We leverage the output.result
to chain queries or perform query aggregations, allowing us to achieve multiple filtering operations within the database. To perform a dual conditional query using 'greater than' and 'less than' conditions, try the code below by creating a script3.js
file:
// script3.js
const fs = require('fs')
const { FJS } = require('flex-json-searcher')
const filePath = './output/MimosaDB.json'
fs.readFile(filePath, 'utf8', async (err, data) => {
if (err) {
console.error('Error reading the file:', err)
return
}
try {
const mimosaDB = JSON.parse(data)
const fjs = new FJS(mimosaDB)
// First query with criteria greater than 15
const gt15Query = { 'leaf.bipinnate.pinnae.leaflet.numberOfPairs.min': { $gt: "15" } }
const gt15Output = await fjs.search(gt15Query)
const gt15SpecificEpithets = gt15Output.result.map(item => item.specificEpithet)
console.log('Species with more than 15 leaflet pairs found:\n', gt15SpecificEpithets)
// Second query using the results of the first search
const fjs2 = new FJS(gt15Output.result)
const lt20Query = { 'leaf.bipinnate.pinnae.leaflet.numberOfPairs.min': { $lt: "20" } }
const lt20Output = await fjs2.search(lt20Query)
const lt20SpecificEpithets = lt20Output.result.map(item => item.specificEpithet)

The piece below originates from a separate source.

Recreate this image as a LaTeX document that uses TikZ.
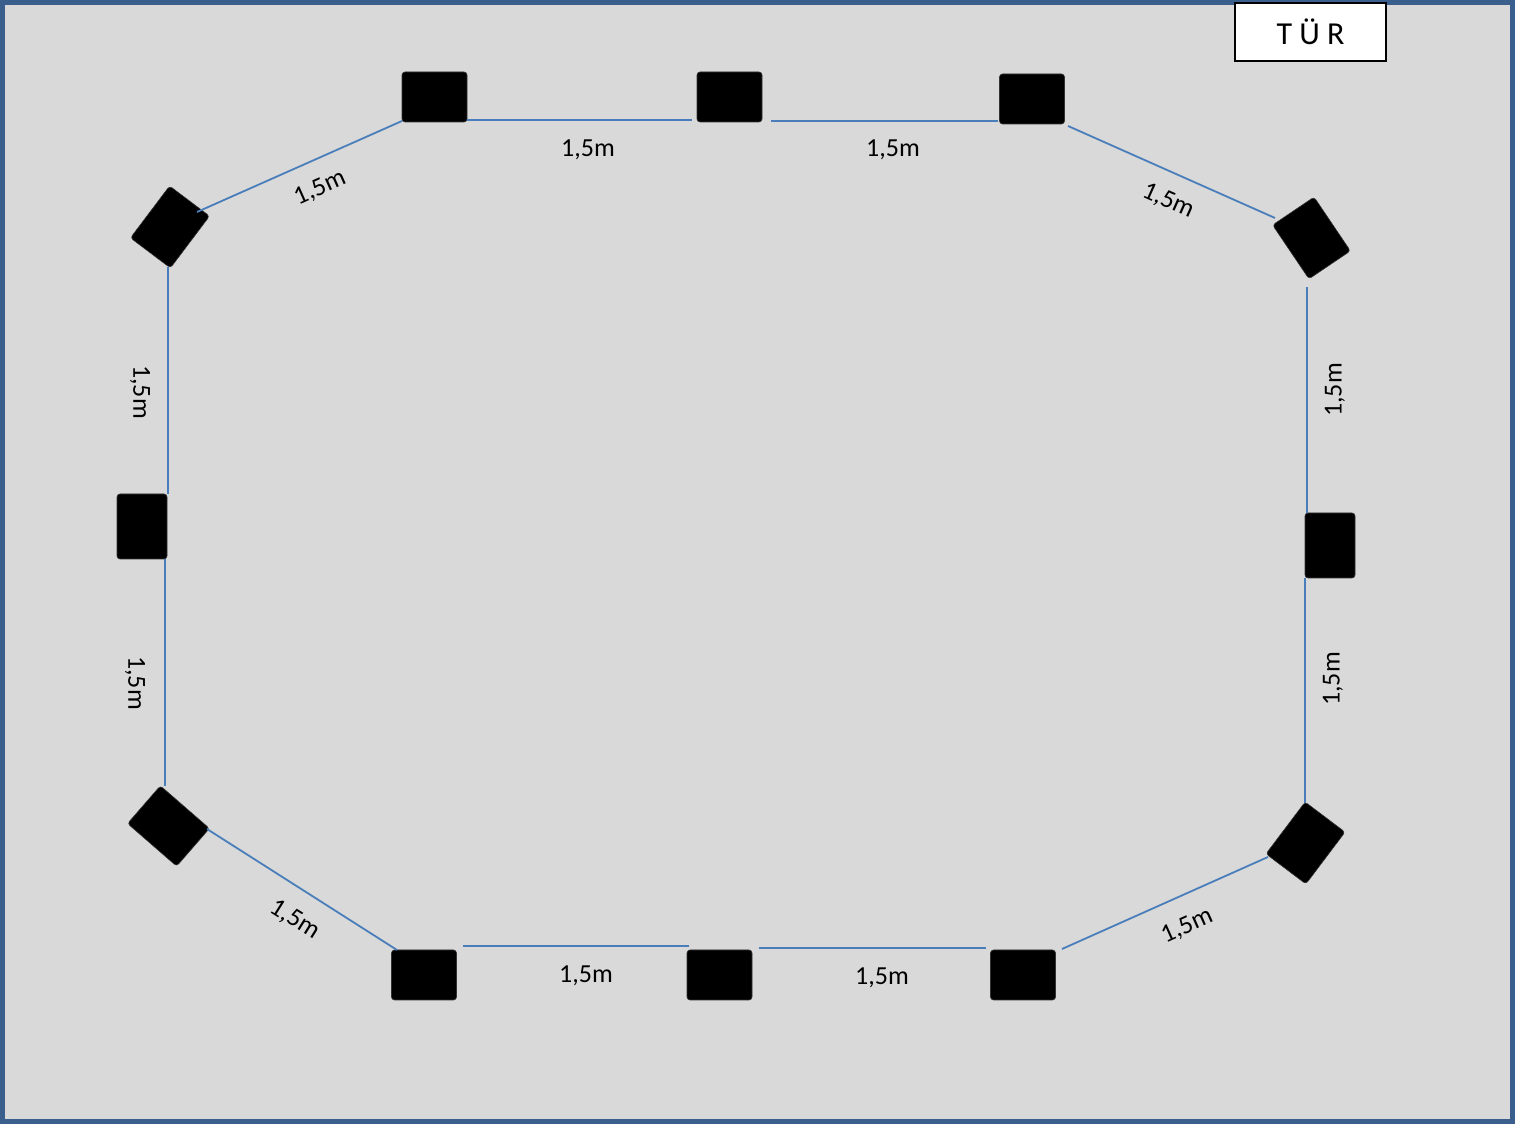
\documentclass[tikz,border=0pt]{standalone}
\usepackage{fontspec}
\setmainfont{Carlito}
\definecolor{bgc}{HTML}{D9D9D9}
\definecolor{framec}{HTML}{3A5F8C}
\definecolor{linec}{HTML}{4A7EBB}
\begin{document}
\begin{tikzpicture}[x=1pt,y=1pt,
  blk/.style={fill=black,draw=black!80,line width=0.6pt,rounded corners=3pt,minimum width=65pt,minimum height=50pt,inner sep=0pt},
  blkv/.style={blk,minimum width=50pt,minimum height=65pt},
  conn/.style={draw=linec,line width=1.8pt},
  lbl/.style={font=\fontsize{26}{28}\selectfont,inner sep=0pt}]
\useasboundingbox (0,0) rectangle (1516,1124);
\draw[fill=bgc,draw=framec,line width=5pt] (2.5,2.5) rectangle (1512,1121.5);
% door
\node[draw=black,line width=1.8pt,fill=white,minimum width=151pt,minimum height=58pt,inner sep=0pt,font=\fontsize{32}{34}\selectfont] (tur) at (1310.5,1092) {T Ü R};
% boxes
\node[blk] (b1) at (434.5,1027) {};
\node[blk] (b2) at (729.5,1027) {};
\node[blk] (b3) at (1032,1025) {};
\node[blk] (b4) at (424,149) {};
\node[blk] (b5) at (719.5,149) {};
\node[blk] (b6) at (1023,149) {};
\node[blkv] (b7) at (142,597.5) {};
\node[blkv] (b8) at (1330,578.5) {};
\node[blk,rotate=53] (tl) at (170,897) {};
\node[blk,rotate=-56] (tr) at (1311.5,886) {};
\node[blk,rotate=-41] (bl) at (168.5,298) {};
\node[blk,rotate=53] (br) at (1305.5,281) {};
% connector ends
\coordinate (t1a) at (467,1004); \coordinate (t1b) at (692,1004);
\coordinate (t2a) at (771,1003); \coordinate (t2b) at (998,1003);
\coordinate (tra) at (1068,998); \coordinate (trb) at (1275,906);
\coordinate (tla) at (197,912); \coordinate (tlb) at (402,1003);
\coordinate (l1a) at (168,857); \coordinate (l1b) at (168,630);
\coordinate (l2a) at (165,565); \coordinate (l2b) at (165,338);
\coordinate (bla) at (207,295); \coordinate (blb) at (397,174);
\coordinate (d1a) at (463,178); \coordinate (d1b) at (689,178);
\coordinate (d2a) at (759,176); \coordinate (d2b) at (986,176);
\coordinate (bra) at (1062,175); \coordinate (brb) at (1268,267);
\coordinate (r1a) at (1307,837); \coordinate (r1b) at (1307,611);
\coordinate (r2a) at (1305,546); \coordinate (r2b) at (1305,321);
\draw[conn] (t1a) -- (t1b);
\draw[conn] (t2a) -- (t2b);
\draw[conn] (tra) -- (trb);
\draw[conn] (tla) -- (tlb);
\draw[conn] (l1a) -- (l1b);
\draw[conn] (l2a) -- (l2b);
\draw[conn] (bla) -- (blb);
\draw[conn] (d1a) -- (d1b);
\draw[conn] (d2a) -- (d2b);
\draw[conn] (bra) -- (brb);
\draw[conn] (r1a) -- (r1b);
\draw[conn] (r2a) -- (r2b);
% labels
\node[lbl] (lb1) at (588,974) {1,5m};
\node[lbl] (lb2) at (893,974) {1,5m};
\node[lbl,rotate=24] (lb3) at (320,936) {1,5m};
\node[lbl,rotate=-24] (lb4) at (1168,923) {1,5m};
\node[lbl,rotate=-90] (lb5) at (140,732) {1,5m};
\node[lbl,rotate=-90] (lb6) at (135,441) {1,5m};
\node[lbl,rotate=90] (lb7) at (1335,734) {1,5m};
\node[lbl,rotate=90] (lb8) at (1333,445) {1,5m};
\node[lbl,rotate=-32] (lb9) at (295,204) {1,5m};
\node[lbl] (lb10) at (586,148) {1,5m};
\node[lbl] (lb11) at (882,146) {1,5m};
\node[lbl,rotate=24] (lb12) at (1187,198) {1,5m};
\end{tikzpicture}
\end{document}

console.log('Species with less than 20 leaflet pairs found:\n', lt20SpecificEpithets)
} catch (error) {
console.error('Error during processing:', error)
}
})
In terminal, run:
node script3
Result should be similar to:
Species with more than 15 leaflet pairs found:
[
'bimucronata',
'bocainae',
'dryandroides var. dryandroides',
'elliptica',
'invisa var. macrostachya',
'itatiaiensis',
'pilulifera var. pseudincana'
]
Species with less than 20 leaflet pairs found:
[ 'bimucronata', 'itatiaiensis', 'pilulifera var. pseudincana' ]

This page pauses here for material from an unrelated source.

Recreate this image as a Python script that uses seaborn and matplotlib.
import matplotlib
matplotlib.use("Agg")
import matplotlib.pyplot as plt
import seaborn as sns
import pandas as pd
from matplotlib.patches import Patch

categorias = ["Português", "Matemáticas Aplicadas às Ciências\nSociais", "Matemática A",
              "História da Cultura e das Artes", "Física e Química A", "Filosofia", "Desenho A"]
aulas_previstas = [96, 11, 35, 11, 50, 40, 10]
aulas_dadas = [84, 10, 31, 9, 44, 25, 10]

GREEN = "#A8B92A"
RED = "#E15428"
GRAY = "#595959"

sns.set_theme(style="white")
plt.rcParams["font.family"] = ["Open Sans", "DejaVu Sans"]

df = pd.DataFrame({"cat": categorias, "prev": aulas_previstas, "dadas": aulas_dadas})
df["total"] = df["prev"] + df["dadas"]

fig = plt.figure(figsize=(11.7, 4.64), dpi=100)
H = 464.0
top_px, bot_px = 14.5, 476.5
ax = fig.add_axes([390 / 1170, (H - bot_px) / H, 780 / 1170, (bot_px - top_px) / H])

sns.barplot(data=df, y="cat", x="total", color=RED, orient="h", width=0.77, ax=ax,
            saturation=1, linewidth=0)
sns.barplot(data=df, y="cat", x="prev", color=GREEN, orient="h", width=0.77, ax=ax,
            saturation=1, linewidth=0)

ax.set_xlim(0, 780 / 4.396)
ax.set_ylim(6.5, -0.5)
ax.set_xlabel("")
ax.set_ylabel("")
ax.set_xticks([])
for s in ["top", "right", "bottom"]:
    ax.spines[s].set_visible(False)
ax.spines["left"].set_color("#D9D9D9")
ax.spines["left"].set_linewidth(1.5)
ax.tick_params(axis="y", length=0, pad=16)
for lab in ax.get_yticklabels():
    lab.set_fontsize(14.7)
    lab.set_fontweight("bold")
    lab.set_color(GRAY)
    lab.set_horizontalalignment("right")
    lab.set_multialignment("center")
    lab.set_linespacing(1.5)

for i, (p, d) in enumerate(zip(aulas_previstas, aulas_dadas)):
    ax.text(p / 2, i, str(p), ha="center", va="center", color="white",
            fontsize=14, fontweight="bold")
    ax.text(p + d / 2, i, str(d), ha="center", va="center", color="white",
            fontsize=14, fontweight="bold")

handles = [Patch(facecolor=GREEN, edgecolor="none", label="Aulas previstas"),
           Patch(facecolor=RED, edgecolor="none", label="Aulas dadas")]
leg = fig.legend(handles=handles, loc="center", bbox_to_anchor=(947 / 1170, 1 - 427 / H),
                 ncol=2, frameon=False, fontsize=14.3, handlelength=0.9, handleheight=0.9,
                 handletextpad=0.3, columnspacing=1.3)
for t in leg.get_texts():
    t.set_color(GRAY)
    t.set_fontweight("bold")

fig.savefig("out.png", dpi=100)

In the exported sources database, we have the capability to perform queries and retrieve specific information. For instance, we can query the database to obtain all images captured using a scanning electron microscope. To accomplish this, create a script4.js
file and insert the following code:
// script4.js
const fs = require('fs')
const { FJS } = require('flex-json-searcher')

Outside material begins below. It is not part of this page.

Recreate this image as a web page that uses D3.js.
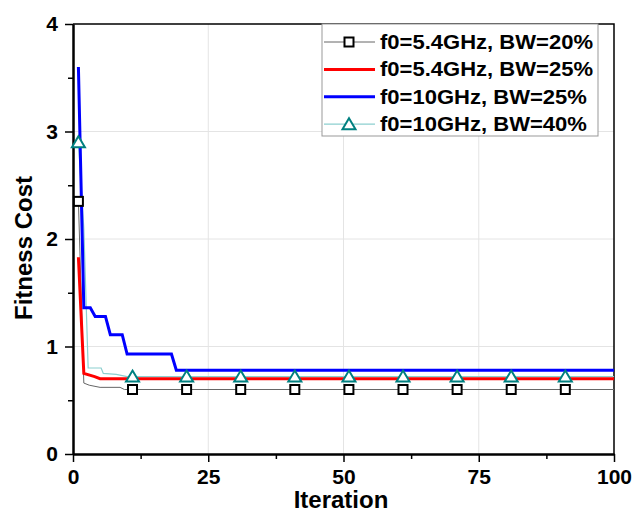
<!DOCTYPE html>
<html>
<head>
<meta charset="utf-8">
<script src="https://cdn.jsdelivr.net/npm/d3@7"></script>
<style>
  body { margin: 0; background: #fff; }
  svg text { font-family: "Liberation Sans", Arial, sans-serif; font-weight: bold; }
</style>
</head>
<body>
<div id="chart"></div>
<script>
// Series breakpoints (iteration, fitness cost)
const bw20_54 = [[1, 2.35], [2, 0.66], [3, 0.64], [5, 0.62], [8.7, 0.62], [9.5, 0.6], [100, 0.6]];
const bw25_54 = [[1, 1.83], [2, 0.75], [4, 0.72], [5, 0.70], [100, 0.70]];
const bw25_10 = [[1, 3.6], [2, 1.36], [3.2, 1.36], [4.1, 1.28], [6, 1.28], [6.9, 1.11], [9.1, 1.11], [10, 0.93],
                 [18.2, 0.93], [19.1, 0.78], [100, 0.78]];
const bw40_10 = [[1, 2.9], [2, 2.1], [2.8, 0.8], [5.2, 0.8], [5.6, 0.75], [8, 0.74], [10, 0.72], [100, 0.72]];

// Marker positions
const markerIters = [1, 11, 21, 31, 41, 51, 61, 71, 81, 91];
const squareVals = [2.35, 0.6, 0.6, 0.6, 0.6, 0.6, 0.6, 0.6, 0.6, 0.6];
const triangleVals = [2.9, 0.72, 0.72, 0.72, 0.72, 0.72, 0.72, 0.72, 0.72, 0.72];

const legendLabels = ["f0=5.4GHz, BW=20%", "f0=5.4GHz, BW=25%", "f0=10GHz, BW=25%", "f0=10GHz, BW=40%"];
const xTicks = [0, 25, 50, 75, 100];
const xMinor = [12.5, 37.5, 62.5, 87.5];
const yTicks = [0, 1, 2, 3, 4];
const yMinor = [0.5, 1.5, 2.5, 3.5];

(function() {
  const W = 635, H = 512;
  const pl = 73, pr = 614, pt = 24, pb = 454;

  const svg = d3.select("#chart").append("svg")
    .attr("width", W).attr("height", H);

  const x = d3.scaleLinear().domain([0, 100]).range([pl, pr]);
  const y = d3.scaleLinear().domain([0, 4]).range([pb, pt]);

  // grid
  svg.append("g").selectAll("line")
    .data(xTicks.slice(1, -1)).join("line")
    .attr("x1", d => x(d)).attr("x2", d => x(d))
    .attr("y1", pt).attr("y2", pb)
    .attr("stroke", "#e4e4e4").attr("stroke-width", 1);
  svg.append("g").selectAll("line")
    .data(yTicks.slice(1, -1)).join("line")
    .attr("x1", pl).attr("x2", pr)
    .attr("y1", d => y(d)).attr("y2", d => y(d))
    .attr("stroke", "#e4e4e4").attr("stroke-width", 1);

  // frame top / right
  svg.append("path")
    .attr("d", `M${pl},${pt}H${pr}V${pb}`)
    .attr("fill", "none").attr("stroke", "#000").attr("stroke-width", 1.5);

  // axes
  const xAxisG = svg.append("g").attr("transform", `translate(0,${pb})`);
  xAxisG.call(d3.axisBottom(x).tickValues(xTicks).tickFormat(d3.format("d"))
    .tickSize(8).tickPadding(7).tickSizeOuter(0));
  xAxisG.append("g").call(d3.axisBottom(x).tickValues(xMinor).tickSize(5).tickFormat("").tickSizeOuter(0));

  const yAxisG = svg.append("g").attr("transform", `translate(${pl},0)`);
  yAxisG.call(d3.axisLeft(y).tickValues(yTicks).tickFormat(d3.format("d"))
    .tickSize(8).tickPadding(7).tickSizeOuter(0));
  yAxisG.append("g").call(d3.axisLeft(y).tickValues(yMinor).tickSize(5).tickFormat("").tickSizeOuter(0));

  svg.selectAll(".domain").attr("stroke", "#000").attr("stroke-width", 2);
  svg.selectAll(".tick line").attr("stroke", "#000").attr("stroke-width", 1.5);
  svg.selectAll(".tick text").attr("font-size", 21).attr("fill", "#000")
    .style("font-family", "'Liberation Sans', Arial, sans-serif").style("font-weight", "bold");

  // axis titles
  svg.append("text")
    .attr("transform", "translate(32,248) rotate(-90)")
    .attr("text-anchor", "middle").attr("font-size", 24).text("Fitness Cost");
  svg.append("text")
    .attr("x", 341).attr("y", 508)
    .attr("text-anchor", "middle").attr("font-size", 24).text("Iteration");

  // lines
  const line = d3.line().x(d => x(d[0])).y(d => y(d[1]));
  svg.append("path").datum(bw20_54).attr("d", line)
    .attr("fill", "none").attr("stroke", "#666").attr("stroke-width", 1);
  svg.append("path").datum(bw40_10).attr("d", line)
    .attr("fill", "none").attr("stroke", "#8ccfcf").attr("stroke-width", 1.2);
  svg.append("path").datum(bw25_54).attr("d", line)
    .attr("fill", "none").attr("stroke", "#ff0000").attr("stroke-width", 3);
  svg.append("path").datum(bw25_10).attr("d", line)
    .attr("fill", "none").attr("stroke", "#0000ff").attr("stroke-width", 3);

  // markers
  const sq = 9;
  const triPath = "M0,-6L6.5,5L-6.5,5Z";
  svg.append("g").selectAll("rect")
    .data(markerIters.map((it, i) => [it, squareVals[i]])).join("rect")
    .attr("x", d => x(d[0]) - sq / 2).attr("y", d => y(d[1]) - sq / 2)
    .attr("width", sq).attr("height", sq)
    .attr("fill", "#fff").attr("stroke", "#000").attr("stroke-width", 2);
  svg.append("g").selectAll("path")
    .data(markerIters.map((it, i) => [it, triangleVals[i]])).join("path")
    .attr("transform", d => `translate(${x(d[0])},${y(d[1])})`)
    .attr("d", triPath)
    .attr("fill", "#fff").attr("stroke", "#008080").attr("stroke-width", 2);

  // legend
  const lg = svg.append("g");
  lg.append("rect")
    .attr("x", 322).attr("y", 24).attr("width", 276).attr("height", 112)
    .attr("fill", "#fff").attr("stroke", "#999").attr("stroke-width", 1);
  const legendStyles = [
    { color: "#666", width: 1, marker: "square" },
    { color: "#ff0000", width: 3, marker: null },
    { color: "#0000ff", width: 3, marker: null },
    { color: "#8ccfcf", width: 1.2, marker: "triangle" }
  ];
  legendLabels.forEach((label, i) => {
    const cy = 42 + i * 27.4;
    const s = legendStyles[i];
    lg.append("line")
      .attr("x1", 324).attr("x2", 375).attr("y1", cy).attr("y2", cy)
      .attr("stroke", s.color).attr("stroke-width", s.width);
    if (s.marker === "square") {
      lg.append("rect")
        .attr("x", 349 - 4.5).attr("y", cy - 4.5).attr("width", 9).attr("height", 9)
        .attr("fill", "#fff").attr("stroke", "#000").attr("stroke-width", 2);
    } else if (s.marker === "triangle") {
      lg.append("path")
        .attr("transform", `translate(349,${cy})`).attr("d", triPath)
        .attr("fill", "#fff").attr("stroke", "#008080").attr("stroke-width", 2);
    }
    lg.append("text")
      .attr("transform", `translate(380,${cy + 7}) scale(1.13,1)`)
      .attr("font-size", 19.5).attr("fill", "#000").text(label);
  });
})();
</script>
</body>
</html>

const filePath = './output/MimosaSourcesDB.json'
fs.readFile(filePath, 'utf8', async (err, data) => {
if (err) {
console.error('Error reading the file:', err)
return
}
try {
const mimosaSourcesDB = JSON.parse(data)
const fjs = new FJS(mimosaSourcesDB)
const query = { 'source.obtainingMethod': { $eq: "photo" } }
const output = await fjs.search(query)
console.log(output.result)
} catch (error) {
console.error('Error during processing:', error)
}
})
In terminal, run:
node script4
Result should be similar to:
[
{
index: '0',
path: '',
specificEpithet: 'afranioi',
source: {
obraPrinceps: 'yes',
sourceType: 'article',
authorship: 'Jordão, L.S.B. and Morim, M.P. and Simon, M.F., Dutra, V.F. and Baumgratz, J.F.A.',
year: 2021,
title: 'New Species of *Mimosa* (Leguminosae) from Brazil',
journal: 'Systematic Botany',
volume: 46,
number: 2,
pages: '339-351',
figure: '3',
obtainingMethod: 'photo'
}
},
{
index: '17',
path: '',
specificEpithet: 'emaensis',
source: {
obraPrinceps: 'yes',
sourceType: 'article',
authorship: 'Jordão, L.S.B. and Morim, M.P. and Simon, M.F., Dutra, V.F. and Baumgratz, J.F.A.',
year: 2021,
title: 'New Species of *Mimosa* (Leguminosae) from Brazil',
journal: 'Systematic Botany',
volume: 46,
number: 2,
pages: '339-351',
figure: '5',
obtainingMethod: 'photo'
}
},
{
index: '21',
path: 'leaf.bipinnate.pinnae.gall',
specificEpithet: 'gemmulata',
source: {
sourceType: 'article',
authorship: 'Vieira, L.G. & Nogueiro, R.M. & Costa, E.C. & Carvalho-Fernandes, S.P. & Santos-Silva, J.',
year: 2018,
title: 'Insect galls in Rupestrian field and Cerrado stricto sensu vegetation in Caetité, Bahia, Brazil',
journal: 'Biota Neotrop.',
number: 18,
volume: 2,
figure: '2P,Q',
obtainingMethod: 'photo',
doi: 'https://doi.org/10.1590/1676-0611-BN-2017-0402'
}
}
// ...
]
The complete information for each source is readily accessible, such as the sourceType
, journal
, figure
, authorship
.
MongoDB and its companion tool, MongoDB Compass, offer advanced querying capabilities. MongoDB's query language, empowered by methods like find()
and a rich set of comparison operators such as $lt
(less than), $gt
(greater than), and $eq
(equal to), allows precise document filtration based on specific criteria. MongoDB Compass, a graphical interface for MongoDB, provides an intuitive platform to visually construct and execute queries. It simplifies query creation, data visualization, and optimization by offering a user-friendly graphical representation of data structures. Leveraging MongoDB's querying prowess along with Compass's interactive interface enables users to proficiently explore, retrieve, and manipulate data within MongoDB databases.